Hammett, Nabokov, Rabe: An Eternal Golden Braid
We know Westlake was a Powell fan...here's another somewhat unexpected influence:
THIS WAS A VERY early novel, and the first one in which I did any experimenting. There were writers I admired -- Dashiell Hammett, Vladimir Nabokov, Peter Rabe -- who could do something I very much envied, which was to make you feel the emotion in a scene without ever referring to it directly. It all roils below the surface while the surface remains apparently calm. In 361, I set out to learn if I could do that. I enjoyed the process and enjoyed the result, and I find I still do. I'm delighted to see it back in print. (from Donald Westlake's website.)

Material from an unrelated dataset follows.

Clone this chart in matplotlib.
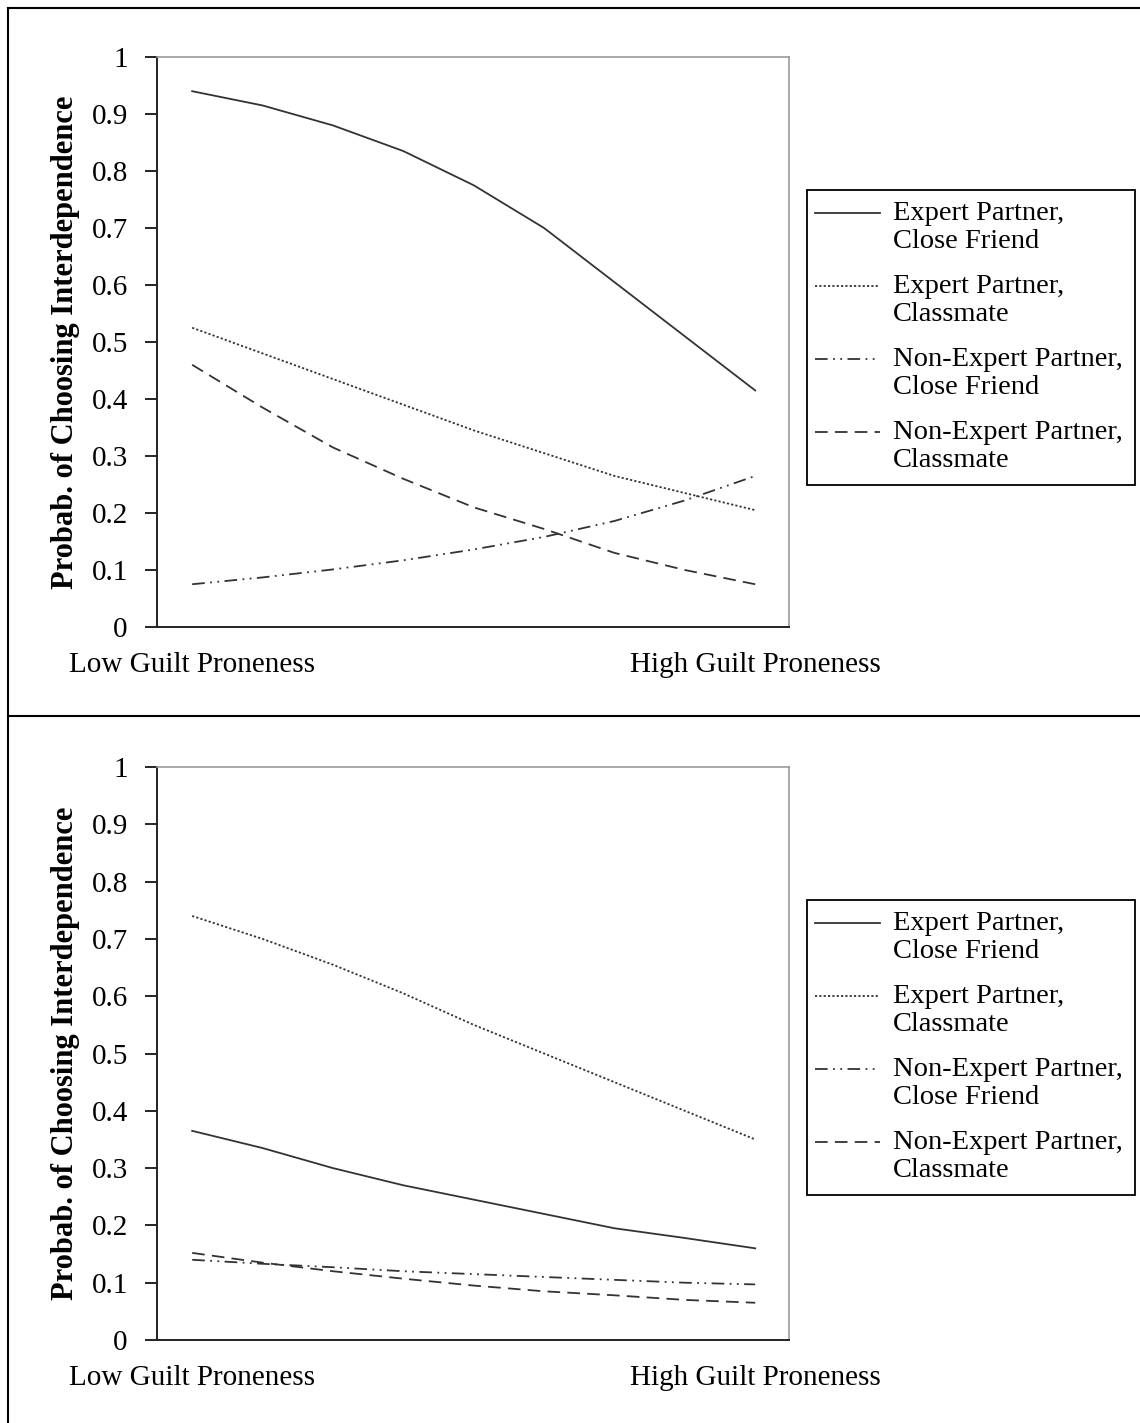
import numpy as np
import matplotlib.pyplot as plt
from matplotlib.lines import Line2D
from matplotlib.patches import Rectangle

plt.rcParams['font.family'] = ['Liberation Serif', 'DejaVu Serif']

# Data: predicted probabilities from low to high guilt proneness
x_labels = ['Low Guilt Proneness', 'High Guilt Proneness']
series_names = ['Expert Partner,\nClose Friend', 'Expert Partner,\nClassmate',
                'Non-Expert Partner,\nClose Friend', 'Non-Expert Partner,\nClassmate']

top_expert_friend = [0.94, 0.915, 0.88, 0.835, 0.775, 0.70, 0.605, 0.51, 0.415]
top_expert_class = [0.525, 0.48, 0.435, 0.39, 0.345, 0.305, 0.265, 0.235, 0.205]
top_nonexp_friend = [0.075, 0.087, 0.101, 0.117, 0.136, 0.158, 0.186, 0.222, 0.265]
top_nonexp_class = [0.46, 0.385, 0.315, 0.26, 0.21, 0.172, 0.13, 0.10, 0.075]

bot_expert_friend = [0.365, 0.335, 0.30, 0.27, 0.245, 0.22, 0.195, 0.178, 0.16]
bot_expert_class = [0.74, 0.70, 0.655, 0.605, 0.55, 0.50, 0.45, 0.40, 0.35]
bot_nonexp_friend = [0.14, 0.133, 0.127, 0.12, 0.115, 0.11, 0.105, 0.10, 0.097]
bot_nonexp_class = [0.152, 0.135, 0.12, 0.107, 0.095, 0.085, 0.078, 0.07, 0.065]

styles = ['-', (0, (1.2, 1.2)), (0, (7, 3, 1, 3, 1, 3)), (0, (7, 4))]
line_color = '#333333'

fig = plt.figure(figsize=(11.4, 14.23), dpi=100)

# outer frame and divider
fig.add_artist(Line2D([8 / 1140, 8 / 1140], [0, 1 - 8 / 1423], color='black', lw=1.5))
fig.add_artist(Line2D([8 / 1140, 1], [1 - 8 / 1423, 1 - 8 / 1423], color='black', lw=1.5))
fig.add_artist(Line2D([8 / 1140, 1], [1 - 716 / 1423, 1 - 716 / 1423], color='black', lw=1.5))

panels = [
    ([0.1377, 1 - 627 / 1423, 632 / 1140, 570 / 1423],
     [top_expert_friend, top_expert_class, top_nonexp_friend, top_nonexp_class], 190),
    ([0.1377, 1 - 1340 / 1423, 632 / 1140, 573 / 1423],
     [bot_expert_friend, bot_expert_class, bot_nonexp_friend, bot_nonexp_class], 900),
]

for rect, data, leg_top in panels:
    ax = fig.add_axes(rect)
    x = np.arange(len(data[0]))
    for vals, ls in zip(data, styles):
        ax.plot(x, vals, linestyle=ls, color=line_color, lw=1.3)
    ax.set_xlim(-0.5, 8.48)
    ax.set_ylim(0, 1)
    ax.set_yticks(np.arange(0, 1.01, 0.1))
    ax.set_yticklabels(['0', '0.1', '0.2', '0.3', '0.4', '0.5', '0.6', '0.7', '0.8', '0.9', '1'])
    ax.set_xticks([0, 8])
    ax.set_xticklabels(x_labels)
    ax.tick_params(axis='x', length=0, pad=18, labelsize=21)
    ax.tick_params(axis='y', length=9, width=1.2, pad=12, labelsize=21, direction='out')
    for s in ['top', 'right']:
        ax.spines[s].set_color('#999999')
        ax.spines[s].set_linewidth(1.2)
    for s in ['left', 'bottom']:
        ax.spines[s].set_color('#222222')
        ax.spines[s].set_linewidth(1.4)
    ax.set_ylabel('Probab. of Choosing Interdependence', fontsize=22, fontweight='bold', labelpad=8)

    # legend box drawn by hand so the handle sits on the first text line
    lx0, lx1 = 807 / 1140, 1135 / 1140
    ly0 = 1 - leg_top / 1423
    lh = 295 / 1423
    fig.add_artist(Rectangle((lx0, ly0 - lh), lx1 - lx0, lh, transform=fig.transFigure,
                             fill=False, edgecolor='black', lw=1.3))
    for i, (name, ls) in enumerate(zip(series_names, styles)):
        yy = leg_top + 23 + i * 73
        yf = 1 - yy / 1423
        fig.add_artist(Line2D([815 / 1140, 880 / 1140], [yf, yf], linestyle=ls,
                              color=line_color, lw=1.3))
        fig.text(893 / 1140, 1 - (yy - 12) / 1423, name, fontsize=20.5, va='top', ha='left',
                 linespacing=1.15)

fig.savefig('out.png', dpi=100)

Clearly I need to get this book ASAP! Here's chapter one. (I've just finished The Real Life of Sebastian Knight, which I hadn't read since 1992!)
(I don't know who Peter Rabe is.)
Labels: Donald E. Westlake, Vladimir Nabokov
1 Comments:
Rabe is a criminally underrated writer, one whose work I'm less familiar than I ought to be. He wrote primarily in the 40s and 50s and Hard Case Crime is reissuing one of his books, STOP THIS MAN! in August, I think. Stark House has also reissued a number of Rabe novels, too.